- The Washington Times - Saturday, January 14, 2006

Black and Jewish high school students yesterday began a yearlong educational program in which they will learn about each others’ history and culture.

During the three-day retreat at the Hotel Harrington in Northwest, 32 juniors — 16 black and 16 Jewish — will learn leadership and conflict-resolution skills and receive a crash course on each others’ religions, histories and cultures.

Yesterday, the students filled a conference room for a rousing meet-and-greet session for the retreat, overseen by Operation Understanding DC.

Diandre Watkins, 16, of Northwest, said she was spurred to participated in the program by her older sister, an alumna of the program, and glowing reports from other friends who had participated.

“I’m hoping that the program will give me a better appreciation of different cultures,” the Woodrow Wilson High student said. “I expect that it will and that it’ll be fun.”

Operation Understanding DC — founded in 1993 by Kalish Communications owner Karen Kalish — was patterned after a program in Philadelphia started by former U.S. Rep. William H. Gray III, Pennsylvania Democrat.

Nearly 250 students have graduated from the organization’s cross-cultural program, which began in 1995. About 70 to 80 teens applied this year to participate, said Rachael Feldman, the program’s executive director.

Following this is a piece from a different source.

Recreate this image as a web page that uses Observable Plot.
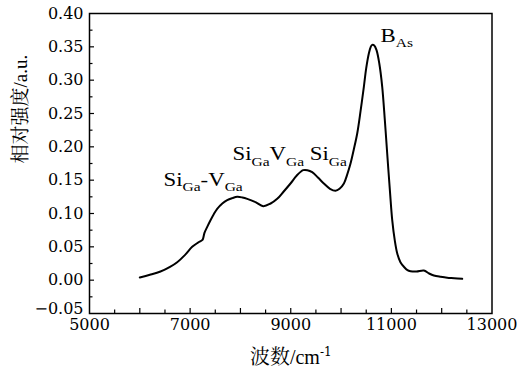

The program, funded mainly by contributions from Redskins owner Daniel Snyder’s son, Gerald, is free of charge and is open to all black and Jewish high school juniors in the D.C. area.

The 12-month program begins in January of the students’ junior year of high school. The students meet biweekly during the first six months for workshops, meetings, lectures and activities in which they learn about the religion, history and culture of blacks and Jews.

In the summer months, the program focuses on the civil rights movement. During that portion, the students visit places of significance throughout the country.

“We try to go way beyond tolerance with our teachings,” Miss Feldman said. “The program aims to unite young people to embrace different cultures and eradicate discrimination.”

Ethan Waxman, 17, whose older brother participated in the program, said he is mostly anticipating traveling around the country.

“I’m looking forward to learning about blacks’ historical and cultural significance and making connections with new people,” said Ethan, a junior at Sidwell Friends School. “That’s one of the things my brother took away from it. But I’m also ready to visiting parts of the country that I’ve never been to before.”

Rael Nelson James, the program director and 1996 alumna of the program, said the most valuable aspect of the program is the exposure to different ways and cultures.

“We look for kids who are motivated,” she said. “The program opens your eyes. It helps you break out of your bubble of being around the same people and helps give the perspective of others.”

The most important part of the program occurs in the fall, when the students are taught how to mediate discussions about sensitive issues and facilitate prejudice-reduction workshops at schools, community centers and places of worship, Miss Feldman said.

Though academic performance isn’t part of the selection criteria, the students must demonstrate strong leadership potential and enthusiasm for learning, Miss Feldman said.

“One of the main things the students learn from the program is that they have a voice and they need to use it,” she said.